Comment lutter efficacement contre ce phénomène ?

Le combat contre les populismes suppose évidemment une lutte contre leurs différentes thèses, et a fortiori contre leur mise en œuvre lorsque leurs tenants arrivent au pouvoir. Il ne s’agit évidemment pas là d’une bataille sur le seul plan moral. Ce qui sera capital, c’est la capacité à proposer des solutions différentes et cohérentes, mieux à même de répondre aux nouvelles attentes populaires dans tous les domaines.

Au-delà, la question décisive est celle de la reconstruction d’alternatives crédibles, aux plans national, mais aussi européen et, à certains égards, mondial.

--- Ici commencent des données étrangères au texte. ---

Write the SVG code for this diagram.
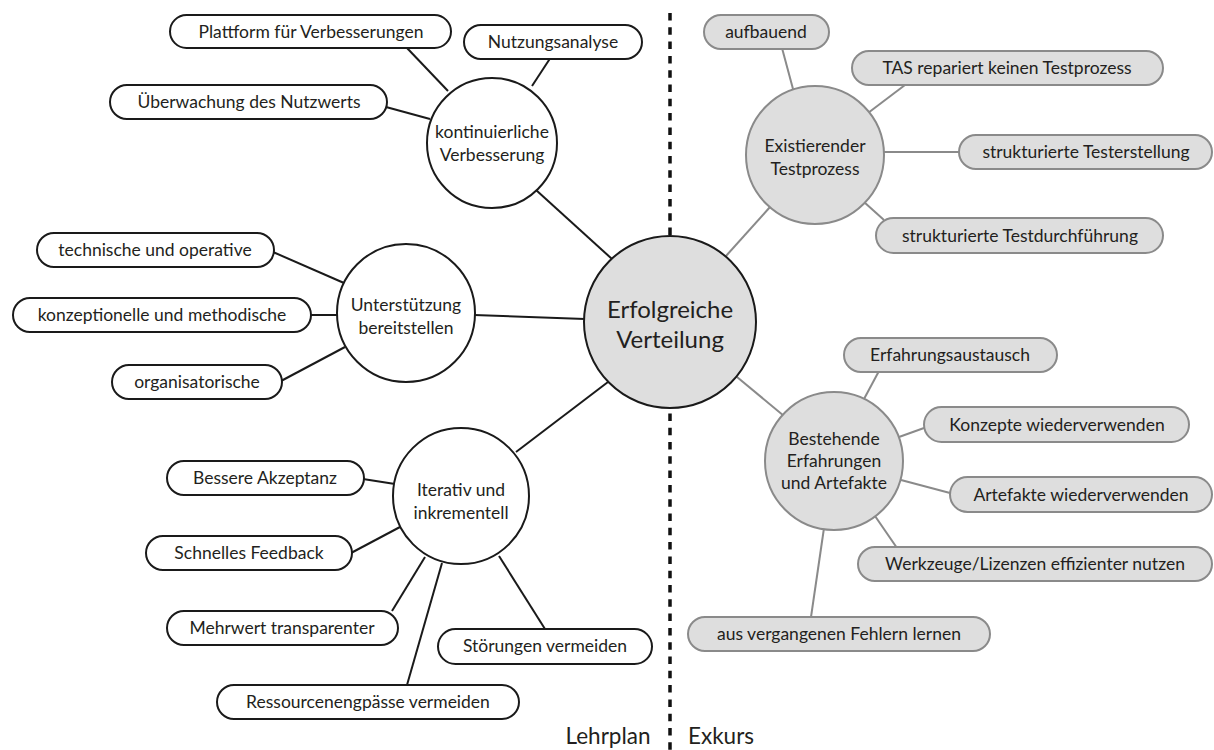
<svg xmlns="http://www.w3.org/2000/svg" width="1214" height="750" viewBox="0 0 1214 750">
<style>
.l{fill:#fff;stroke:#1a1a1a;stroke-width:2}
.r{fill:#dedede;stroke:#8a8a8a;stroke-width:2}
.c{fill:#dedede;stroke:#1a1a1a;stroke-width:2}
text{font-family:Lato,"Open Sans",sans-serif;font-size:17.5px;fill:#231f20;text-anchor:middle}
.big{font-size:24px}
.lab{font-size:22.5px}
.cl line{stroke:#1a1a1a;stroke-width:2}
.cr line{stroke:#8a8a8a;stroke-width:2}
</style>
<rect width="1214" height="750" fill="#fff"/>
<line x1="670" y1="13" x2="670" y2="750" stroke="#111" stroke-width="3.5" stroke-dasharray="7.5 6.8"/>
<g id="connectors">
<g class="cl">
<line x1="407" y1="48" x2="448" y2="91"/>
<line x1="551" y1="57" x2="532" y2="86"/>
<line x1="386" y1="107" x2="430" y2="119"/>
<line x1="536" y1="190" x2="612" y2="259"/>
<line x1="273" y1="252" x2="344" y2="283"/>
<line x1="311" y1="315" x2="338" y2="315"/>
<line x1="281" y1="381" x2="345" y2="347"/>
<line x1="474" y1="315" x2="585" y2="319"/>
<line x1="516" y1="452" x2="608" y2="382"/>
<line x1="363" y1="479" x2="395" y2="484"/>
<line x1="351" y1="553" x2="400" y2="527"/>
<line x1="392" y1="611" x2="425" y2="557"/>
<line x1="407" y1="685" x2="442" y2="563"/>
<line x1="545" y1="629" x2="499" y2="556"/>
</g>
<g class="cr">
<line x1="782" y1="48" x2="793" y2="89"/>
<line x1="905" y1="85" x2="868" y2="113"/>
<line x1="959" y1="152" x2="882" y2="152"/>
<line x1="884" y1="220" x2="864" y2="202"/>
<line x1="726" y1="256" x2="770" y2="207"/>
<line x1="879" y1="371" x2="864" y2="399"/>
<line x1="924" y1="428" x2="899" y2="437"/>
<line x1="950" y1="493" x2="901" y2="480"/>
<line x1="897" y1="548" x2="875" y2="516"/>
<line x1="811" y1="617" x2="824" y2="528"/>
<line x1="737" y1="377" x2="784" y2="416"/>
</g>
</g>
<g id="center"><circle class="c" cx="670" cy="322" r="86"/><text class="big" x="670" y="318">Erfolgreiche</text><text class="big" x="670" y="348">Verteilung</text></g>
<g id="kontinuierliche"><circle class="l" cx="492" cy="143" r="65"/><text x="492" y="138">kontinuierliche</text><text x="492" y="161">Verbesserung</text></g>
<g id="plattform"><rect class="l" x="170" y="15" width="281" height="33" rx="16.5"/><text x="311" y="38">Plattform für Verbesserungen</text></g>
<g id="nutzungsanalyse"><rect class="l" x="464" y="25" width="178" height="34" rx="17"/><text x="553" y="48">Nutzungsanalyse</text></g>
<g id="ueberwachung"><rect class="l" x="110" y="85" width="277" height="34" rx="17"/><text x="249" y="108">Überwachung des Nutzwerts</text></g>
<g id="unterstuetzung"><circle class="l" cx="406" cy="313" r="69"/><text x="406" y="311">Unterstützung</text><text x="406" y="334">bereitstellen</text></g>
<g id="technische"><rect class="l" x="37" y="233" width="237" height="34" rx="17"/><text x="155" y="256">technische und operative</text></g>
<g id="konzeptionelle"><rect class="l" x="13" y="298" width="298" height="34" rx="17"/><text x="162" y="321">konzeptionelle und methodische</text></g>
<g id="organisatorische"><rect class="l" x="112" y="365" width="170" height="34" rx="17"/><text x="197" y="388">organisatorische</text></g>
<g id="iterativ"><circle class="l" cx="461" cy="496" r="68"/><text x="461" y="496">Iterativ und</text><text x="461" y="519">inkrementell</text></g>
<g id="bessere"><rect class="l" x="167" y="461" width="197" height="34" rx="17"/><text x="265" y="484">Bessere Akzeptanz</text></g>
<g id="schnelles"><rect class="l" x="146" y="536" width="206" height="34" rx="17"/><text x="249" y="559">Schnelles Feedback</text></g>
<g id="mehrwert"><rect class="l" x="167" y="611" width="231" height="34" rx="17"/><text x="282" y="634">Mehrwert transparenter</text></g>
<g id="stoerungen"><rect class="l" x="438" y="629" width="214" height="35" rx="17.5"/><text x="545" y="652">Störungen vermeiden</text></g>
<g id="ressourcen"><rect class="l" x="217" y="685" width="302" height="34" rx="17"/><text x="368" y="708">Ressourcenengpässe vermeiden</text></g>
<g id="existierender"><circle class="r" cx="815" cy="155" r="69"/><text x="815" y="152">Existierender</text><text x="815" y="175">Testprozess</text></g>
<g id="aufbauend"><rect class="r" x="704" y="15" width="125" height="34" rx="17"/><text x="766" y="38">aufbauend</text></g>
<g id="tas"><rect class="r" x="852" y="51" width="311" height="34" rx="17"/><text x="1007" y="74">TAS repariert keinen Testprozess</text></g>
<g id="testerstellung"><rect class="r" x="959" y="135" width="253" height="34" rx="17"/><text x="1086" y="158">strukturierte Testerstellung</text></g>
<g id="testdurchfuehrung"><rect class="r" x="876" y="218" width="287" height="35" rx="17.5"/><text x="1020" y="242">strukturierte Testdurchführung</text></g>
<g id="bestehende"><circle class="r" cx="834" cy="461" r="69"/><text x="834" y="445">Bestehende</text><text x="834" y="467">Erfahrungen</text><text x="834" y="489">und Artefakte</text></g>
<g id="erfahrungsaustausch"><rect class="r" x="844" y="338" width="213" height="34" rx="17"/><text x="950" y="361">Erfahrungsaustausch</text></g>
<g id="konzepte"><rect class="r" x="924" y="407" width="265" height="35" rx="17.5"/><text x="1057" y="431">Konzepte wiederverwenden</text></g>
<g id="artefakte"><rect class="r" x="950" y="477" width="262" height="35" rx="17.5"/><text x="1081" y="501">Artefakte wiederverwenden</text></g>
<g id="werkzeuge"><rect class="r" x="858" y="547" width="354" height="34" rx="17"/><text x="1035" y="570">Werkzeuge/Lizenzen effizienter nutzen</text></g>
<g id="fehler"><rect class="r" x="688" y="617" width="302" height="34" rx="17"/><text x="839" y="640">aus vergangenen Fehlern lernen</text></g>
<g id="labels"><text class="lab" x="608" y="744">Lehrplan</text><text class="lab" x="721" y="744">Exkurs</text></g>
</svg>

Ce changement radical de perspective est seul de nature à faire refluer les illusions populistes.

Car c’est dans l’absence d’alternative qu’elles s’enracinent. Si les Le Pen n’ont cessé de progresser, n’est-ce pas du fait des échecs de la droite et de la gauche françaises dans le cadre de politiques similaires ? Si le Mouvement des Cinq étoiles et la Ligue ont rassemblé la majorité des suffrages exprimés, n’est-ce pas en raison de l’épuisement des coalitions incarnées par Silvio Berlusconi et Matteo Renzi ? Si Viktor Orban, Jaroslaw Kaczynski, Andrej Babis et Peter Pellegrini dominent le groupe dit « de Visegrad », n’est-ce pas parce que le communisme, puis le postcommunisme ont trahi successivement leurs promesses dans leurs pays ?

C’est ce cercle vicieux qu’il convient de rompre en rouvrant une perspective.

[1] Petites et moyennes entreprises.